After another commentator suggested people take the police’s advice and “be more aware of your personal security”, Armytage doubled down. “Exactly,” she said. “I cannot understand the argument that feminists perpetrated last week.”

But maybe if you don’t understand an argument, it’s time to take a step back and actually try to, instead of jumping on breakfast TV to talk about it anyway. After all, this is an issue where we should all be on the same side. We all, presumably, want a world where we can be sure we’ll make it home alive.

No One Is Saying That Taking Care Isn’t Common Sense

Let’s start with a point we agree on: it absolutely is common sense to take care while walking home at night.

So common, in fact, that every woman I know has a whole suite of defences prepared just in case — threading keys between fingers (not a great idea, fyi), pausing music to listen for strangers, getting expensive Ubers and cabs home instead of walking, and even then still sitting in the back seat in case the driver tries something.

We know that Eurydice, too, was thinking about these things.
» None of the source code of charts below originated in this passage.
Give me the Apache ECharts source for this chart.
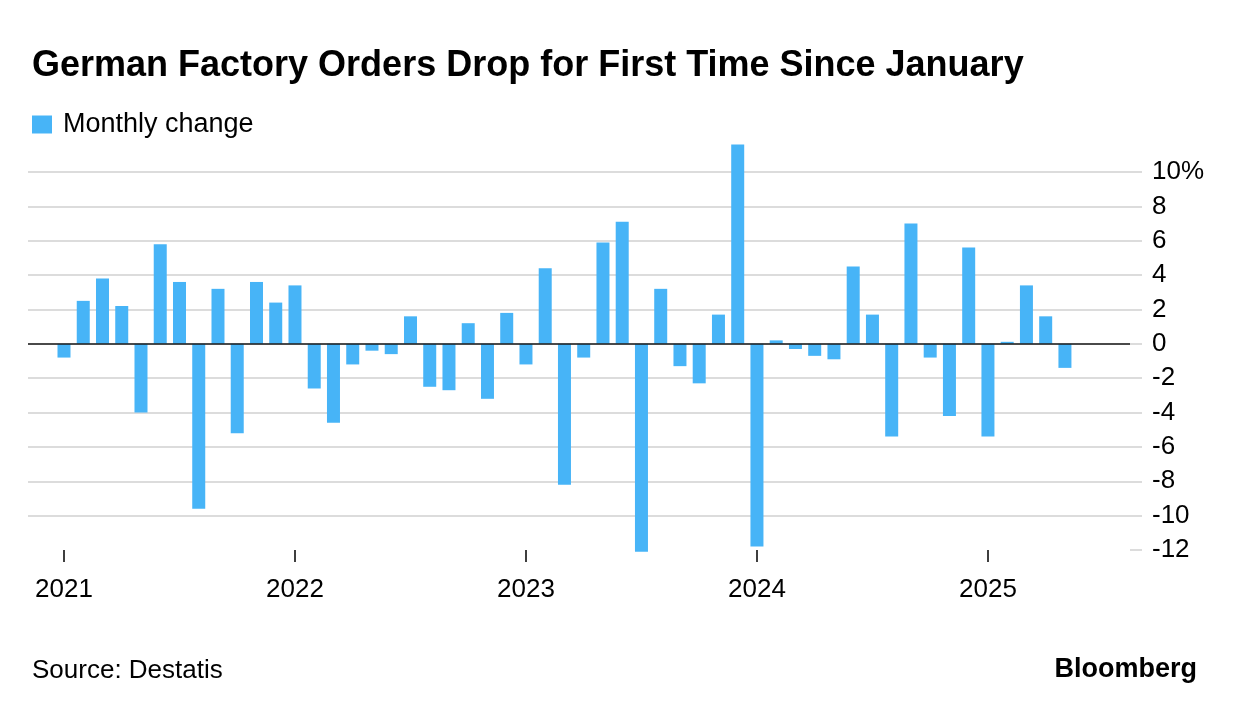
<!DOCTYPE html>
<html>
<head>
<meta charset="utf-8">
<script src="https://cdn.jsdelivr.net/npm/echarts@6/dist/echarts.min.js"></script>
<style>
html,body{margin:0;padding:0;background:#fff;}
#chart{width:1236px;height:710px;}
</style>
</head>
<body>
<div id="chart"></div>
<script>
// ---- data ----
const months = [
  '2021-01','2021-02','2021-03','2021-04','2021-05','2021-06','2021-07','2021-08','2021-09','2021-10','2021-11','2021-12',
  '2022-01','2022-02','2022-03','2022-04','2022-05','2022-06','2022-07','2022-08','2022-09','2022-10','2022-11','2022-12',
  '2023-01','2023-02','2023-03','2023-04','2023-05','2023-06','2023-07','2023-08','2023-09','2023-10','2023-11','2023-12',
  '2024-01','2024-02','2024-03','2024-04','2024-05','2024-06','2024-07','2024-08','2024-09','2024-10','2024-11','2024-12',
  '2025-01','2025-02','2025-03','2025-04','2025-05'
];
const monthlyChange = [
  -0.8, 2.5, 3.8, 2.2, -4.0, 5.8, 3.6, -9.6, 3.2, -5.2, 3.6, 2.4,
  3.4, -2.6, -4.6, -1.2, -0.4, -0.6, 1.6, -2.5, -2.7, 1.2, -3.2, 1.8,
  -1.2, 4.4, -8.2, -0.8, 5.9, 7.1, -12.1, 3.2, -1.3, -2.3, 1.7, 11.6,
  -11.8, 0.2, -0.3, -0.7, -0.9, 4.5, 1.7, -5.4, 7.0, -0.8, -4.2, 5.6,
  -5.4, 0.0, 3.4, 1.6, -1.4
];
const yearTicks = ['2021', '2022', '2023', '2024', '2025'];
const yTicks = [-12, -10, -8, -6, -4, -2, 0, 2, 4, 6, 8, 10];

// ---- chart ----
const FONT = '"Liberation Sans", Arial, Helvetica, sans-serif';
const tickPos = yearTicks.map(y => months.indexOf(y + '-01'));
const barData = monthlyChange.map((v, i) => [i, v]);

const chart = echarts.init(document.getElementById('chart'), null, {renderer: 'canvas'});
chart.setOption({
  backgroundColor: '#ffffff',
  animation: false,
  title: [{
    text: 'German Factory Orders Drop for First Time Since January',
    left: 27, top: 43,
    textStyle: {fontFamily: FONT, fontWeight: 'bold', fontSize: 36, color: '#000'}
  }, {
    text: 'Source: Destatis',
    left: 27, top: 653,
    textStyle: {fontFamily: FONT, fontWeight: 'normal', fontSize: 26, color: '#000'}
  }, {
    text: 'Bloomberg',
    right: 34, top: 651,
    textStyle: {fontFamily: FONT, fontWeight: 'bold', fontSize: 27, color: '#000'}
  }],
  legend: {
    left: 27, top: 106,
    itemWidth: 20, itemHeight: 18,
    icon: 'rect',
    textStyle: {fontFamily: FONT, fontSize: 27, color: '#000', padding: [0, 0, 0, 6]},
    data: ['Monthly change']
  },
  grid: {left: 28, top: 172, width: 1102, height: 378},
  xAxis: {
    type: 'value',
    min: -1.87, max: 55.38,
    splitLine: {show: false},
    axisLine: {show: false, onZero: false},
    axisTick: {show: true, customValues: tickPos, length: 12, lineStyle: {color: '#000', width: 1.5}},
    axisLabel: {
      show: true, customValues: tickPos, margin: 27,
      fontFamily: FONT, fontSize: 26, color: '#000',
      formatter: v => yearTicks[tickPos.indexOf(Math.round(v))] || ''
    }
  },
  yAxis: {
    type: 'value',
    position: 'right',
    min: yTicks[0], max: yTicks[yTicks.length - 1], interval: 2,
    axisLine: {show: false, onZero: false},
    axisTick: {show: true, inside: false, length: 12, lineStyle: {color: '#dcdcdc', width: 2}},
    splitLine: {show: true, showMinLine: false, lineStyle: {color: '#dcdcdc', width: 2}},
    axisLabel: {
      margin: 22,
      fontFamily: FONT, fontSize: 26, color: '#000',
      formatter: v => (v === 10 ? v + '%' : String(v))
    }
  },
  series: [{
    name: 'Monthly change',
    type: 'bar',
    data: barData,
    barWidth: 13,
    barMinHeight: 2,
    clip: false,
    itemStyle: {color: '#47b4f7'},
    markLine: {
      silent: true,
      symbol: 'none',
      label: {show: false},
      lineStyle: {color: '#1a1a1a', width: 1.5, type: 'solid'},
      data: [{yAxis: 0}]
    }
  }]
});
</script>
</body>
</html>
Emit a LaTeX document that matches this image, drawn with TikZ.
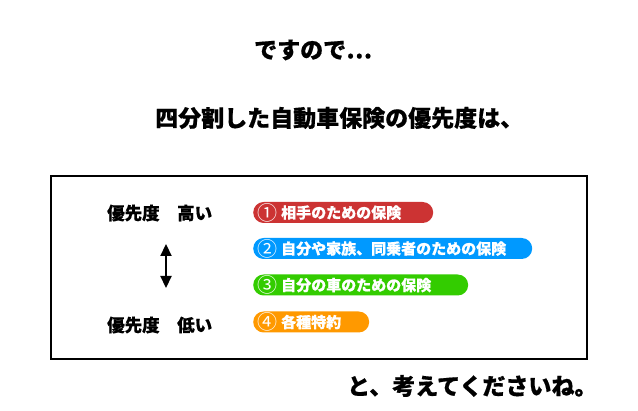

We know that the final text she sent, just minutes before her death, was a message to a friend letting them know she’d almost made it home safe, and checking whether they had too. This is the kind of message you send when “taking care” is already at the absolute forefront of your mind.

The point here is that women aren’t stupid: no one needs to be reminded to be careful, that dangers are everywhere, because we can rarely go a day without hearing about a sexual assault or murder or another reason to be afraid at night. No one is entering dark parks flippantly, without having already weighed the risks and considered their options.

The point is that we have all dutifully been taking care, using our common sense, doing exactly what the police advised, and it isn’t enough.

When We’re Only Telling The Victims How They Could Do Better, Who Are We Really Blaming?

When the police say their advice after a woman is murdered is to “take care” or “be mindful of your surroundings”, they’re implying that the person who died could have saved themselves if they’d tried a little harder. When you’re already trying your hardest — when you’re already taking every precaution, afraid to leave the house — this implication hurts.

After all, when we’re only telling the victims how they could do better, who are we really blaming?

This is what people mean when they describe the police’s comments as victim blaming, or victim shaming. Telling people to take care is good advice, but it puts the entire onus to avoid harm on the person being attacked. It does nothing to stop men from doing the attacking. It does nothing to make the world safer to be in. It doesn’t remove dark parks, and it doesn’t remove the forces that make people do terrible things in them.

When the police tell people to take care, they’re saying that it’s 2018 and we don’t have any other solutions to this problem except what we’re already doing, even though we can all see that’s not working.

Repeating The Same Advice Won’t Create A World Where This Doesn’t Happen

We know a better world is possible, because men already live in it — especially when they’re white, and straight. Straight white men are very rarely murdered or assaulted; many haven’t ever thought about whether their keys should be between their fingers as they walk home.

There’s no straightforward way to make it so that everyone can live in this better world, but we have a right to demand it. If we thank the police for telling us what we already know and leave it at that, we’re saying that a world where at least half the population is constantly going out of their way to make sure they survive the night is good enough for us.

Pointing out victim blaming is useful, because it reminds us that we’re focusing all our efforts on the wrong part of the problem. And getting angry about victim blaming is not a “ridiculous argument”, but an absolutely fair response to a world telling us the best we can hope for is a reasonable chance of survival if we avoid dark parks, stay vigilant, travel in packs, arm ourselves, always be ready to run.

I want better than that. Samantha Armytage and Miranda Devine should too.